How much extra budget do I need to design eco-conscious packaging?
Plan for a $0.03–$0.15 per unit premium for recycled board and inks. Compostable adhesives like Henkel’s can add $0.02 per unit when buying 2,000-pound drums. Offset these costs with thinner board grades, simpler structures, and less empty space. Track the premium as a line item so stakeholders view it as an investment, not a hidden margin drag.
What timeline should I plan when I design eco-conscious packaging for a launch?
Follow a five-week plan: brief, sourcing, prototyping, pre-press, production, and QA. Add another week when introducing new materials or adhesives that need testing. Sustainable boards usually require 5–7 transit days, not expedited air freight.
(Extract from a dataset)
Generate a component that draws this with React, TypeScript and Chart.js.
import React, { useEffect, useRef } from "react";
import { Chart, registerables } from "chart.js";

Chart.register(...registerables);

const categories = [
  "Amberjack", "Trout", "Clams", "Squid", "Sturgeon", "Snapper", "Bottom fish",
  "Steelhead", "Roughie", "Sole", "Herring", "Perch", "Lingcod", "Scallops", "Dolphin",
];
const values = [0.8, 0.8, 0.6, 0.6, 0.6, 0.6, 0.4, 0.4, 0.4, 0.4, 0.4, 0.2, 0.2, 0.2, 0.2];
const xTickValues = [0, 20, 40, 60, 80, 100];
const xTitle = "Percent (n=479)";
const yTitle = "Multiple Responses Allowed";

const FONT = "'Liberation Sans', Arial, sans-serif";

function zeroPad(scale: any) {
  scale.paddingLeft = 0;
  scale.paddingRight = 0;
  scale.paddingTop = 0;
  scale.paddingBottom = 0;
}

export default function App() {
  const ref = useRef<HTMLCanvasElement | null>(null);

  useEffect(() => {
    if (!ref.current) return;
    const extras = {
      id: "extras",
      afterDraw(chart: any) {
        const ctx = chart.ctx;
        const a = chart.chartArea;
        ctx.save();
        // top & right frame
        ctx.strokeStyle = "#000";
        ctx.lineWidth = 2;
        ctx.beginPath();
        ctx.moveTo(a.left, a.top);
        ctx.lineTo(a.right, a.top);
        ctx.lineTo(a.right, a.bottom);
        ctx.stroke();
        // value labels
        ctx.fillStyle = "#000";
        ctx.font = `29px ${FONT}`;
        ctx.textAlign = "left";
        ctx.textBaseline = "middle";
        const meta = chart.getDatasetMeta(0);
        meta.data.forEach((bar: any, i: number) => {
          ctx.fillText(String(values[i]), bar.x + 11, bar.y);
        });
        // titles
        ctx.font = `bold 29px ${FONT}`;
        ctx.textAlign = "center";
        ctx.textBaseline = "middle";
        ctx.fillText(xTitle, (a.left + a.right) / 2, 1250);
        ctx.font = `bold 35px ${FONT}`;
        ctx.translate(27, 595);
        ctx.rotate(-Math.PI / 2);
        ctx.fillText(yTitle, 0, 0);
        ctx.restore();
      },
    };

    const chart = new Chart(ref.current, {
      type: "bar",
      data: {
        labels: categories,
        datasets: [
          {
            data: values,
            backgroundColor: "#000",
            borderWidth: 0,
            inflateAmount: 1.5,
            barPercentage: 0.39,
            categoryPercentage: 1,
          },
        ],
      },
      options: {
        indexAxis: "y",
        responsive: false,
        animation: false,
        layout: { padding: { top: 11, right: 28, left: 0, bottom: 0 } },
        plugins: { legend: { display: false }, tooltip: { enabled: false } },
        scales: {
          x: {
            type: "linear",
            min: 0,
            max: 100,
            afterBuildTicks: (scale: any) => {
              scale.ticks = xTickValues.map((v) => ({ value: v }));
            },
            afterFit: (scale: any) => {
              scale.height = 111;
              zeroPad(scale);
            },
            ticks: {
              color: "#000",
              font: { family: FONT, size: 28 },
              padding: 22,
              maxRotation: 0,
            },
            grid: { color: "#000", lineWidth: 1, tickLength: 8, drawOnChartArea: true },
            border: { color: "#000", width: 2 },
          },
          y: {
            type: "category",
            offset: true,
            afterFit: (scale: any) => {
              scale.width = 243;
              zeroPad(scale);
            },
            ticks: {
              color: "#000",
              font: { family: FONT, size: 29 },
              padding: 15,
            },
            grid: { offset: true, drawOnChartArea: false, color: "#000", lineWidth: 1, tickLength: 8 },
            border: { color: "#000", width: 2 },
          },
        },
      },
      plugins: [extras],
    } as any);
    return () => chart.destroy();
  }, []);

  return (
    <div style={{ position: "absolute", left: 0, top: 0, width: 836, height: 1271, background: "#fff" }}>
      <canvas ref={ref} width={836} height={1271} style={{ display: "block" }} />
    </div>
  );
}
Custom Logo Things can fast-track a run, but never rush testing—it prevents costly reprints.
Do I need certifications to claim my packaging is eco-conscious?
Certifications such as FSC or SFI boost credibility, especially for retail partners, though they carry application fees. If a supplier like Sappi already provides certified board, cite that on packaging without re-certifying each run. Document material specs and share them with clients—transparency often satisfies audits.
How can I tell if my eco-conscious packaging efforts are working?
Measure material reduction percentages, recyclability feedback, and any durability complaints. Audit returns to see whether packaging survived shipping without extra fillers. Ask recipients about the unboxing experience—the right eco-friendly packaging should feel premium, not cheap.
Final Thought: Every iteration answers how to design eco-conscious packaging with more confidence, and the teams that log their data in the CRM win the contests for reduced waste and happier retailers.